Why It Matters for Compliance & Audit Readiness
- SOC 2 A5 (Security) and CC 6.1 (Risk Management) require documented controls that prevent, detect, and respond to social‑engineering attacks targeting employees.
- A robust security‑awareness program provides the evidence auditors look for when evaluating the effectiveness of phishing‑resistance training and user‑behavior monitoring.
- Continuous monitoring of malicious domains and ad‑network activity supplies audit‑ready logs that demonstrate due‑diligence in protecting the organization’s network perimeter.
Who Is Affected — Media & entertainment platforms, corporate users who browse the web from corporate devices, and any organization whose employees might be lured to “free” streaming sites during high‑profile events.
Recommended Actions
- Update security‑awareness curricula to include examples of event‑driven streaming scams and crypto‑investment bait.
- Enforce web‑filtering policies that block known malicious ad networks and the identified domain list.
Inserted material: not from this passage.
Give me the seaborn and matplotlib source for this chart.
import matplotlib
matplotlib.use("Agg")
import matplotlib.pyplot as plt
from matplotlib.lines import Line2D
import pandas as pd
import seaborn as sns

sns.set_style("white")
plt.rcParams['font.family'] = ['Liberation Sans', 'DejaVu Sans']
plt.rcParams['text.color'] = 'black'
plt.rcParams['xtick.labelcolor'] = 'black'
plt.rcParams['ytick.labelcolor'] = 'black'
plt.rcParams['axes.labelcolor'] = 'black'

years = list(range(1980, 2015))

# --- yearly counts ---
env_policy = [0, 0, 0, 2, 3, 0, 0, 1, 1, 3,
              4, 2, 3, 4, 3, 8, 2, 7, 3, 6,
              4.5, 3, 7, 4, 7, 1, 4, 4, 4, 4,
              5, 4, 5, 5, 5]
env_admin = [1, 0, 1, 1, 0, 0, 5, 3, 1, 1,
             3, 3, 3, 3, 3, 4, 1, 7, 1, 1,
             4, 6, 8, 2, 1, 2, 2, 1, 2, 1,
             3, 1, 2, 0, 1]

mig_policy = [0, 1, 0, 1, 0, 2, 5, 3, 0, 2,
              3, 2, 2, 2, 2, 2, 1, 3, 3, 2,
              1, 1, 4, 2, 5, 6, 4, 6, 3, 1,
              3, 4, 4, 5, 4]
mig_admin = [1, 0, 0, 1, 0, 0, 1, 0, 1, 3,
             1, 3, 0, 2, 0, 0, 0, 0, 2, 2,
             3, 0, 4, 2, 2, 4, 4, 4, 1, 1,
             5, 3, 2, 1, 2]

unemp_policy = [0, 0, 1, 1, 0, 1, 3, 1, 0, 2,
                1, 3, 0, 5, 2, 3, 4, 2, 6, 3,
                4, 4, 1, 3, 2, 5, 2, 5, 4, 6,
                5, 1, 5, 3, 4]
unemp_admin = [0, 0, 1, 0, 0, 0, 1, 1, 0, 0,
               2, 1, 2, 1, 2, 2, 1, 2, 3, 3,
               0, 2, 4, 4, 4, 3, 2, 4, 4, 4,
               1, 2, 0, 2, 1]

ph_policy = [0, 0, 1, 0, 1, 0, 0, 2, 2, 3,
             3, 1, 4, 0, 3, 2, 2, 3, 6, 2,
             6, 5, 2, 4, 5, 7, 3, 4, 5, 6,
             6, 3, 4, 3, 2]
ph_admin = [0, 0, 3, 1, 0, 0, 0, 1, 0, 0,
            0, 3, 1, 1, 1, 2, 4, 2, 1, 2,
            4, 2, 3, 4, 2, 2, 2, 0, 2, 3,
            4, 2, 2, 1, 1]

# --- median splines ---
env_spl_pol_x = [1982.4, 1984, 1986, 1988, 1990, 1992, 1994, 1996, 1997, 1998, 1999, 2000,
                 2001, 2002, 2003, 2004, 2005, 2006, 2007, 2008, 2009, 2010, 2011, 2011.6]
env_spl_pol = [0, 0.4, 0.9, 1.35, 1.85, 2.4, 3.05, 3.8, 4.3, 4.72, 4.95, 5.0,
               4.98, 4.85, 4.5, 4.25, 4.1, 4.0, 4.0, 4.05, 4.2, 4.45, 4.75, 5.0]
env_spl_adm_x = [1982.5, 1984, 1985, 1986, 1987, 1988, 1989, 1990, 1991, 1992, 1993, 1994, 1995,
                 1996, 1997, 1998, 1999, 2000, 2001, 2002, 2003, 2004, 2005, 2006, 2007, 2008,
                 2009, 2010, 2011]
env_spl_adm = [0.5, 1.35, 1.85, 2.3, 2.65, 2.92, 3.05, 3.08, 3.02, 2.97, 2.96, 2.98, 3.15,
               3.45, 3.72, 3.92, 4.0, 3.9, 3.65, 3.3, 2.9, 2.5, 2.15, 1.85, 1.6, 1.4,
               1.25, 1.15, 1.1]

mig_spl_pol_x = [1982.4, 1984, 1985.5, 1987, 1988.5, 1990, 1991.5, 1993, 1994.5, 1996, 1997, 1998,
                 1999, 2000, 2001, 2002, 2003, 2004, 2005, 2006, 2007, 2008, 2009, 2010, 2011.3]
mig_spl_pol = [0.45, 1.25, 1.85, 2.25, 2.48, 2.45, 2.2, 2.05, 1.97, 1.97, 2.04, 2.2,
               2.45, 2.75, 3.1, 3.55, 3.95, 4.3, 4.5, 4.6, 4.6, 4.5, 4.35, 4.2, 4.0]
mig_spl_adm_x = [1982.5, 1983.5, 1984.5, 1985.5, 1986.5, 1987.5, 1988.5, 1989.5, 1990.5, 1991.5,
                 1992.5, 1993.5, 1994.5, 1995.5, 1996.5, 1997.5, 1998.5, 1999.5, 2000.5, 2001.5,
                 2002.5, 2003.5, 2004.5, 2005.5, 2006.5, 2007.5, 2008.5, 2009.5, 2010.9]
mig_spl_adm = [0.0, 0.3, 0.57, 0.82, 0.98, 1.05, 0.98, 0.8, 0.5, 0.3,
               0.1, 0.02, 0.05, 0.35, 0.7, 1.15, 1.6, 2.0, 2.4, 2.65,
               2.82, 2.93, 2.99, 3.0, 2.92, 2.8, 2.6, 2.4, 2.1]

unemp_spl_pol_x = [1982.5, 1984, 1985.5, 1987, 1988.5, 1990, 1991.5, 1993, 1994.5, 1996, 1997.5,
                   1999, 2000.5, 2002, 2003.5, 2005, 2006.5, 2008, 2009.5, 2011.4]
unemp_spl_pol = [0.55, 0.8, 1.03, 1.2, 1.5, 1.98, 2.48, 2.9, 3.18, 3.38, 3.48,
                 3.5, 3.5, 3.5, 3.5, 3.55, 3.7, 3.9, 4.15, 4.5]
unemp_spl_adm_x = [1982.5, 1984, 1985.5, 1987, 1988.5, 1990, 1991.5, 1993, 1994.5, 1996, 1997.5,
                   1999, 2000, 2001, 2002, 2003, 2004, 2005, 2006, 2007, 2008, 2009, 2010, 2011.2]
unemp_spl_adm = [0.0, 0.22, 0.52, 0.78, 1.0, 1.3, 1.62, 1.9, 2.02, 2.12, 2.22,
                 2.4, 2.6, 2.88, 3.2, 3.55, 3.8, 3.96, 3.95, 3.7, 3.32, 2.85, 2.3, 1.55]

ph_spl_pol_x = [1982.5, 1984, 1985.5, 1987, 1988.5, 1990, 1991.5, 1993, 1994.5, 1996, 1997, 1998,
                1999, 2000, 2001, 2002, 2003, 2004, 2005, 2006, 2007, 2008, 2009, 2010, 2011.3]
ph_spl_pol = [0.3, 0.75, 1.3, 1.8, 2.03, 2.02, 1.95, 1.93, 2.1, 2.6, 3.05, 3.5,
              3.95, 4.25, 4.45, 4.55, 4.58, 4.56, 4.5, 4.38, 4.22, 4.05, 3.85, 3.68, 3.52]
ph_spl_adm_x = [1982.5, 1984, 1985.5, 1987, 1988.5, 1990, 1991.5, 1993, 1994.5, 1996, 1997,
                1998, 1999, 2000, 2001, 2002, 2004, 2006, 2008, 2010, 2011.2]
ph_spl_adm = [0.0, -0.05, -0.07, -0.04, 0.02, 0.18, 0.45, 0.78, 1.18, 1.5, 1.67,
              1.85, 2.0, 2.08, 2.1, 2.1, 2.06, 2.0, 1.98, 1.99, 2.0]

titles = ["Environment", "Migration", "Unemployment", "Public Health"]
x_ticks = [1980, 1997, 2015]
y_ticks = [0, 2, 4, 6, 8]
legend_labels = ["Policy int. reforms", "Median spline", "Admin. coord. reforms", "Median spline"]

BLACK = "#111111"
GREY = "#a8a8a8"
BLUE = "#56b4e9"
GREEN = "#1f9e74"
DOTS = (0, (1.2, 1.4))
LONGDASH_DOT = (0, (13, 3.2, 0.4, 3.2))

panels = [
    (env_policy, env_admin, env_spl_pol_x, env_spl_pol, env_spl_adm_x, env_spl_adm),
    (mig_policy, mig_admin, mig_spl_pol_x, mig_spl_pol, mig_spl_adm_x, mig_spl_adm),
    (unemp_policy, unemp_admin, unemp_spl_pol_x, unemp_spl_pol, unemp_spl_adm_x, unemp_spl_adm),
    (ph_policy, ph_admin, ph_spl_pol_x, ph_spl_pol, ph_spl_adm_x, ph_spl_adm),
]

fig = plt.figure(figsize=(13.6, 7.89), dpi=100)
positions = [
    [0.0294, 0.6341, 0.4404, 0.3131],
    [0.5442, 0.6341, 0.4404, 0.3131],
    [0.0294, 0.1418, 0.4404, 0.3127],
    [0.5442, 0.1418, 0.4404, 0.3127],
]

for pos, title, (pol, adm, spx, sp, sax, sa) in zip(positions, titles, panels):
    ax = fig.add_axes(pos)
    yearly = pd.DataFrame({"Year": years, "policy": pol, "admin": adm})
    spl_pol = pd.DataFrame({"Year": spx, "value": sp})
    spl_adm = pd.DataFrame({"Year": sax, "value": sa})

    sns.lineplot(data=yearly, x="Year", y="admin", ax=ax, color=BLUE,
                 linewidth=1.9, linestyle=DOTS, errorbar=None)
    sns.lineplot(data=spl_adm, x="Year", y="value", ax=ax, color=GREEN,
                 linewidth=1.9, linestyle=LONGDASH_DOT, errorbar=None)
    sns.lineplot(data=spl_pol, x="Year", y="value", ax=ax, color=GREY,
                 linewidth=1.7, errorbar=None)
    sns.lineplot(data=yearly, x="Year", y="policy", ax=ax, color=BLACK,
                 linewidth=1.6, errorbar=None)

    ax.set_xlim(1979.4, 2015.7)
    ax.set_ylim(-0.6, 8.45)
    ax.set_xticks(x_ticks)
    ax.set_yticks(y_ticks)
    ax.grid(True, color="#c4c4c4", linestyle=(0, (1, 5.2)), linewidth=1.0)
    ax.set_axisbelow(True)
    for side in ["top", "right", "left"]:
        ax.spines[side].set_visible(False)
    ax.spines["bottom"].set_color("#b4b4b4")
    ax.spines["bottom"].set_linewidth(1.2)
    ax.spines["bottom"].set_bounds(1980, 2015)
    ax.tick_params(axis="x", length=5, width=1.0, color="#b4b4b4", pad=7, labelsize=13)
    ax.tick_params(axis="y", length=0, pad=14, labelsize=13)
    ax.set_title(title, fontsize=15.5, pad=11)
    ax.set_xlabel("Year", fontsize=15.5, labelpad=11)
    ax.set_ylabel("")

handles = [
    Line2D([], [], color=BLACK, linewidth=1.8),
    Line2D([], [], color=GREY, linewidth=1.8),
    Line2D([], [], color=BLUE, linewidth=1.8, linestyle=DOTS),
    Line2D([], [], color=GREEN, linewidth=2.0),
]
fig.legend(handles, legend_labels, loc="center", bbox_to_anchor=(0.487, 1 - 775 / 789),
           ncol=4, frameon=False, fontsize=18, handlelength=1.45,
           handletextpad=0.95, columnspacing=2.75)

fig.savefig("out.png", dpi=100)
- Deploy DNS‑level threat intelligence feeds and log redirection events for SOC 2 evidence collection.
- Conduct a tabletop exercise simulating a user click on a fake stream to validate incident‑response playbooks.
Source: Help Net Security
Technical Notes
- Attack vector: Malicious advertising network, script‑based redirects, hidden 1×1 pixel ads, fake crypto‑investment pages.
- Data types at risk: Browser cookies, session tokens, and potentially credential‑stealing payloads delivered via drive‑by downloads.
- Indicators of Compromise (IoCs): Domain patterns containing “FIFA”, identical page templates, and known malicious ad‑script hashes (published by Malwarebytes).